With his wife, retired UH Hilo professor of geography Sonia Juvik, Juvik co-edited and co-authored the Atlas of Hawai‘i (1999), which received the Book of the Year Award from the Hawaiian Book Publishers Association, and remains after 13 years one of the best-selling books of University of Hawai‘i Press. It has been adopted as a standard text book for college level courses statewide.
This effort was followed by publication of a Student Atlas of Hawai‘i in 2001 (in both English and Hawaiian language editions). This book has sold more than 30,000 copies and has been adopted as a 4th grade text book in public, private and immersion schools throughout Hawai‘i.

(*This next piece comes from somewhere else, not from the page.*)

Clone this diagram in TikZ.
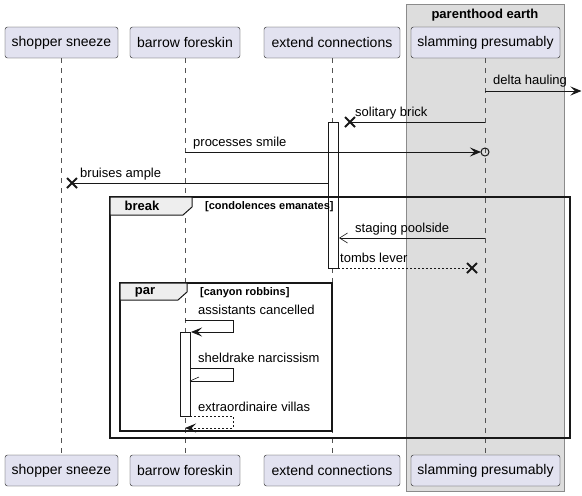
\documentclass[tikz,border=0pt]{standalone}
\usepackage{fontspec}
\setmainfont{Liberation Sans}
\usetikzlibrary{positioning, arrows.meta}
\definecolor{partfill}{HTML}{E2E2F0}
\definecolor{grpfill}{HTML}{DDDDDD}
\definecolor{tabfill}{HTML}{EEEEEE}
\definecolor{ink}{HTML}{181818}

\tikzset{
  part/.style={draw=ink, fill=partfill, rounded corners=2.5pt, minimum height=31pt, inner sep=0pt, font=\fontsize{14}{16}\selectfont},
  life/.style={draw=ink!75, line width=0.5pt, dash pattern=on 5pt off 5pt},
  msg/.style={draw=ink, line width=1pt},
  reply/.style={msg, dash pattern=on 2pt off 2pt},
  lbl/.style={anchor=base west, inner sep=0pt, font=\fontsize{13}{15}\selectfont},
  fill tip/.style={-{Stealth[length=11pt, width=9pt, inset=4.5pt]}},
  open tip/.style={-{Straight Barb[length=8pt, width=10pt, line width=0.6pt]}},
  activ/.style={draw=ink, fill=white, line width=1pt},
  frm/.style={draw=ink, line width=1.5pt},
  tab/.style={draw=ink, fill=tabfill, line width=1pt},
  kw/.style={inner sep=0pt, font=\bfseries\fontsize{13}{15}\selectfont},
  cond/.style={anchor=west, inner sep=0pt, font=\bfseries\fontsize{11}{13}\selectfont},
  kill/.style={draw=ink, line width=2pt}
}
\newcommand{\killmark}[1]{\draw[kill] ([shift={(-5,-5)}]#1) -- ([shift={(5,5)}]#1) ([shift={(-5,5)}]#1) -- ([shift={(5,-5)}]#1);}

\begin{document}
\begin{tikzpicture}[x=1pt, y=-1pt]
\useasboundingbox (0,0) rectangle (582,496);

% box round the last participant
\draw[draw=ink!50, fill=grpfill, line width=1pt] (406,4) rectangle (564,491);
\node[inner sep=0pt, font=\bfseries\fontsize{13}{15}\selectfont] (grp) at (485,15) {parenthood earth};

% participants, top and bottom
\node[part, minimum width=113pt] (shop) at (61.5,42.5) {shopper sneeze};
\node[part, minimum width=110pt] (barrow) at (185,42.5) {barrow foreskin};
\node[part, minimum width=136pt] (ext) at (332,42.5) {extend connections};
\node[part, minimum width=149pt] (slam) at (485.5,42.5) {slamming presumably};
\node[part, minimum width=113pt] (shopB) at (61.5,470.5) {shopper sneeze};
\node[part, minimum width=110pt] (barrowB) at (185,470.5) {barrow foreskin};
\node[part, minimum width=136pt] (extB) at (332,470.5) {extend connections};
\node[part, minimum width=149pt] (slamB) at (485.5,470.5) {slamming presumably};

\path[life] (shop) -- (shopB);
\path[life] (barrow) -- (barrowB);
\path[life] (ext) -- (extB);
\path[life] (slam) -- (slamB);

% activations
\draw[activ] (328,122) rectangle (338,268);
\draw[activ] (180,332) rectangle (190,416);

% frames
\draw[frm] (110,197) rectangle (570,438);
\draw[tab] (110,197) -- (192,197) -- (192,207) -- (183,215) -- (110,215) -- cycle;
\node[kw] (brk) at (142,206) {break};
\node[cond] (brkc) at (205,207) {[condolences emanates]};
\draw[frm] (120,283) rectangle (332,431);
\draw[tab] (120,283) -- (187,283) -- (187,292) -- (178,300) -- (120,300) -- cycle;
\node[kw] (par) at (145,292) {par};
\node[cond] (parc) at (200,293) {[canyon robbins]};

% end points of the messages
\coordinate (d1) at (485,91);   \coordinate (d2) at (581.5,91);
\coordinate (s1) at (485,122);  \coordinate (s2) at (350,122);
\coordinate (p1) at (185,152);  \coordinate (p2) at (481,152);
\coordinate (o1) at (485,152);
\coordinate (b1) at (328,183);  \coordinate (b2) at (72,183);
\coordinate (g1) at (485,238);  \coordinate (g2) at (339,238);
\coordinate (t1) at (338,268);  \coordinate (t2) at (472,268);
\coordinate (a1) at (185,320);  \coordinate (a2) at (191,332);
\coordinate (h1) at (190,368);  \coordinate (h2) at (190,381);
\coordinate (e1) at (190,416);  \coordinate (e2) at (185,428);

% messages
\draw[msg, fill tip] (d1) -- (d2);
\node[lbl] (dl) at (493,84) {delta hauling};
\draw[msg] (s1) -- (s2);
\killmark{s2}
\node[lbl] (sl) at (355,116) {solitary brick};
\draw[msg, fill tip] (p1) -- (p2);
\draw[ink, line width=1pt] (o1) circle (4);
\node[lbl] (pl) at (193,146) {processes smile};
\draw[msg] (b1) -- (b2);
\killmark{b2}
\node[lbl] (bl) at (80,177) {bruises ample};
\draw[msg, open tip] (g1) -- (g2);
\node[lbl] (gl) at (355,232) {staging poolside};
\draw[reply] (t1) -- (t2);
\killmark{t2}
\node[lbl] (tl) at (340,262) {tombs lever};
\draw[msg, fill tip] (a1) -- (233,320) -- (233,332) -- (a2);
\node[lbl] (al) at (198,314) {assistants cancelled};
\draw[msg] (h1) -- (233,368) -- (233,381) -- (h2);
\draw[ink, line width=0.6pt] (h2) -- ++(9,-4);
\node[lbl] (hl) at (198,362) {sheldrake narcissism};
\draw[reply, fill tip] (e1) -- (233,416) -- (233,428) -- (e2);
\node[lbl] (el) at (198,411) {extraordinaire villas};
\end{tikzpicture}
\end{document}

In collaboration with UH Mānoa professor Mark Merlin, between 1992-1995 with funding from the MacArthur Foundation and support from the East-West Center at UH Mānoa, Juvik researched and co-authored five high school level environmental education text books for the various Island Education Departments in Micronesia including Yap, Chuuk, Pohnpei, Kosrae, and Marshall Islands.
James O. Juvik is a professor of geography and environmental studies at UH Hilo. He received his master of arts in geography and doctor of philosophy in geography from UH Mānoa.